Special vitriol was reserved for the BBC. Danny Seaman – fiery director of the government press office (and a man who works to the accompaniment of Fox News) – spat at us of the “institutionalised anti- Semitism amongst the British elite”, resulting in the likes of Barbara Pleat using the Corporation as a platform for describing her tears at Arafat’s funeral. Indeed, the Pleat example seemed to pervade all discussion of the beeb – testament either to the impact a single online report can have upon an entire nation, or a general paucity of empirical support for the frequent allegations of partiality. The Guardian, inevitably, was an object of similar hostility (Suzanne Goldenberg was, according to Seaman, “a liar”), whilst mere mention of the words ‘Robert Fisk’ to Jonathan was sufficient to initiate a half-hour debate.
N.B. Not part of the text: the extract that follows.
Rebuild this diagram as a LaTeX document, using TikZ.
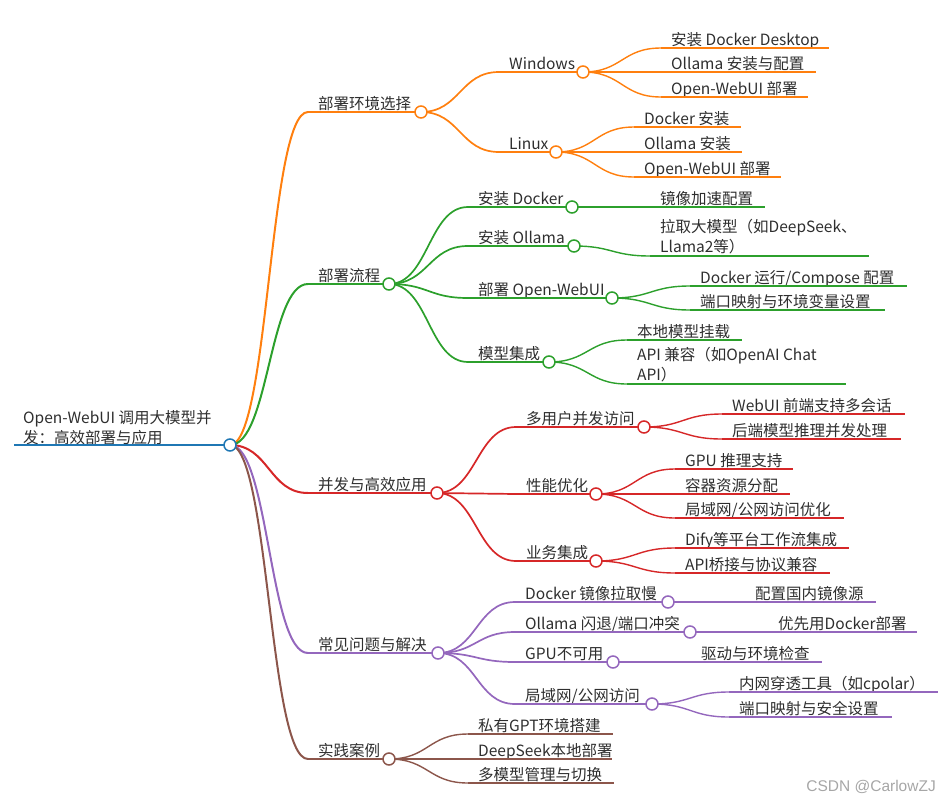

And it was this barely-concealed anger, more than anything, that caused it to click. Far from a sinister, manipulative instrument of raw Israeli self-interest, BICOM’s programme was exhibiting little beyond simplistic nationalist frustration – it was a by-product of Israel’s overwhelmingly defensive national mindset, whose accompanying self-righteous indignation prompts the view that “if only the world could see things from our perspective, they’d understand why we act as we do”. Thus there was no need for a Palestinian independence campaigner to add to the “objective” tapestry weaved under Jonathan’s scrutiny – such a piece would be irrelevant to the exhibition around which we were earnestly being escorted. The trip was not so much about brainwashing as trying to appeal to common values.
IT DIDN’T WORK, of course. For all the insistences we heard that any western country would act identically when faced with a similar terror threat, or that unilateral action was the only way to proceed in the absence of a viable Palestinian partner, no speaker was ever going to convince British students to assume Israeli national priorities. So, for instance, it was perfectly possible to understand why the Israeli army believes it must perform incursions into the West Bank, but not to support such actions; it was perfectly possible to see that the infamous security barrier does prevent suicide bombings, without considering this the sole relevant criterion in assessing its worth. BICOM’s fundamental weakness lies in failing to realise that an irreconcilable difference does exist between British and Israeli values: the passionate sense of nationalism so central to the latter is almost entirely absent within our singularly self-depreciating realm – certainly in academic circles. Thus, ironically, the central thrust of its campaign is doomed to founder upon the very emotion that inspired it.
There are doubtless those in Britain that look at Israel’s continued defiance of international law, look at the blind eye turned towards it by the United States and look at the power of the Israeli lobby in Washington (AIPAC – the largest pro-Israel pressure group in the US – has an annual budget of $33.4m with which to influence congressional affairs), and duly fear the day such weighty interest groups begin to exercise their influence on these shores. Yet if BICOM’s attempts at winning round a handful of student journalists revealed anything, it was that the lobby’s intellectual grounding is far less secure than it itself believes. For fear of disappointing the conspiracy theorists, it was more fuming than shady.